Am vergangenen Freitag fand auf dem Schlossplatz in Braunschweig der diesjährige Aktionstag gegen Wohnungsnot und Wohnungslosigkeit statt, organisiert von der Braunschweiger Initiative „Notruf Wohnungsmarkt“. Ziel der Veranstaltung war es, auf die vielschichtigen Probleme der Wohnungslosigkeit aufmerksam zu machen und verstärkt den Blick auch auf Lösungsansätze auf kommunaler Ebene zu richten. Zu den Organisatoren zählten unter anderem die Jugend- und Drogenberatung Drobs, der Verein „Der Weg e.V.“ sowie Cura, der Verein für Straffälligenhilfe. Besonders engagiert zeigte sich auch die Diakonische Gesellschaft Wohnen und Beraten (DWB), die gemeinsam mit Cura die Veranstaltung maßgeblich unterstützte.
Eine Fotoausstellung mit dem Titel „Wohnungslos – Leben in Braunschweig“, die das Leben von wohnungslosen Menschen in der Stadt dokumentierte unterstrich bildlich eindrucksvoll die Situation der Menschen, die auf der Straße leben. Die bewegenden Bilder, befestigt an Bauzäunen, zeigten den Alltag und die Herausforderungen, mit denen die Betroffenen konfrontiert sind. Die Ausstellung zeigt das Leben aus der Perspektive der Betroffenen.
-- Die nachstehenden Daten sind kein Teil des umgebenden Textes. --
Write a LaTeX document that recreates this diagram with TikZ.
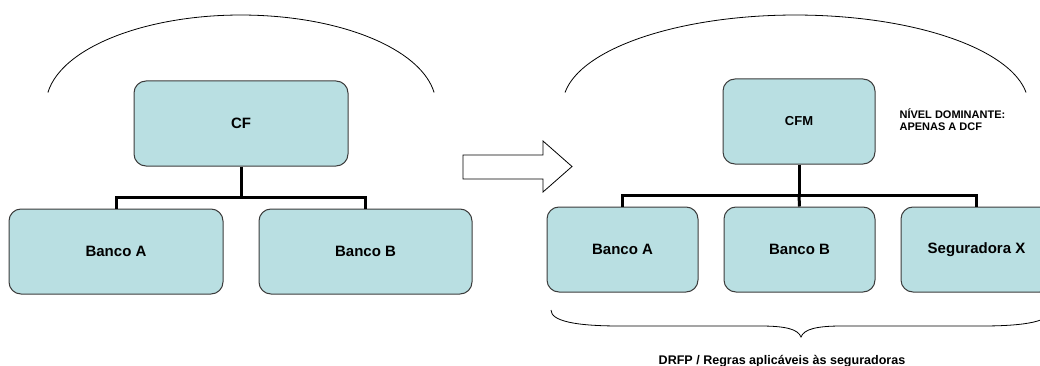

Menschen, die selbst von Wohnungslosigkeit betroffen sind, bekamen Kameras in die Hand gedrückt, um ihren Alltag zu dokumentieren und ihre Realität sichtbar zu machen. Dies unterstrich die Vielfalt und Vielschichtigkeit der Problematik: Von Frauen, die aus Frauenhäusern kommen, bis hin zu Menschen, die frisch aus der Haft entlassen wurden, reichen die Hintergründe der Wohnungslosen in Braunschweig.
Darüber hinaus thematisierte die Ausstellung sogenannte „vertreibende Architektur“, bauliche Maßnahmen, die gezielt Obdachlose von bestimmten öffentlichen Plätzen fernhalten sollen – etwa durch ungemütliche Sitzgelegenheiten oder das Anbringen von Stacheln. Provokante Plakate mit Aufschriften wie „In Braunschweig muss niemand auf der Straße leben!“ regten zum Nachdenken an und hinterfragten gängige Vorurteile.
Neben der Fotoausstellung boten Expertinnen und Experten aus verschiedenen Institutionen sowie Betroffene in Interviews und Redebeiträgen Einblicke in ihre Erfahrungen und Perspektiven. An einem Infostand konnten Interessierte weiterführende Informationen erhalten und sich bei einem Teller Suppe austauschen. Auch die Zentrale Stelle für Wohnraumhilfe der Stadt Braunschweig war vor Ort, um über ihre Angebote zu informieren.
„Unsere Forderungen aus dem letzten Jahr sind dringlicher denn je“, betonte DWB-Geschäftsführer Michael Bahn in einer Rede. „Wir brauchen einen kommunalen Aktionsplan, der bis 2030 Obdach- und Wohnungslosigkeit in Braunschweig überwinden kann. Es muss endlich mehr bezahlbarer Wohnraum geschaffen werden – besonders für Einpersonenhaushalte und große Bedarfsgemeinschaften.“
„Bei der letzten Zählung aus dem Frühjahr der zentralen Beratungsstelle waren 462 Menschen in Braunschweig wohnungslos. Sie leben entweder im Obdach oder machen tatsächlich „Platte“, sagte Henning Voss, Geschäftsführer von Cura e.V. Damit bleibt die Zahl der wohnungslos gemeldeten Menschen in Braunschweig konstant über 400 und ist immer noch steigend.
„Wollen die Stadt dazu bringen, den Plan des Bundes, nämlich Obdachlosigkeit bis 2030 komplett zu verhindern, kommunal weiter zu verfolgen. Das ist ein sehr optimistisches Ziel, das ist uns bewusst. Aber der Weg ist das Ziel. Die Kommune ist diejenige, die das umsetzen muss. Wir bieten uns mit unserem vielschichtigen Know How an, uns einzubringen, zu unterstützen und gemeinsam dazu beizutragen, die Situation deutlich zu entschärfen“, so der engagierte Mitorganisator Voss.
Die Initiative „Notruf Wohnungsmarkt“ betonte, dass sie immer dankbar für Spenden von gut erhaltenen Schlafsäcken und Isomatten sind, um sie an Betroffene weiterzugeben und deren Situation etwas zu lindern.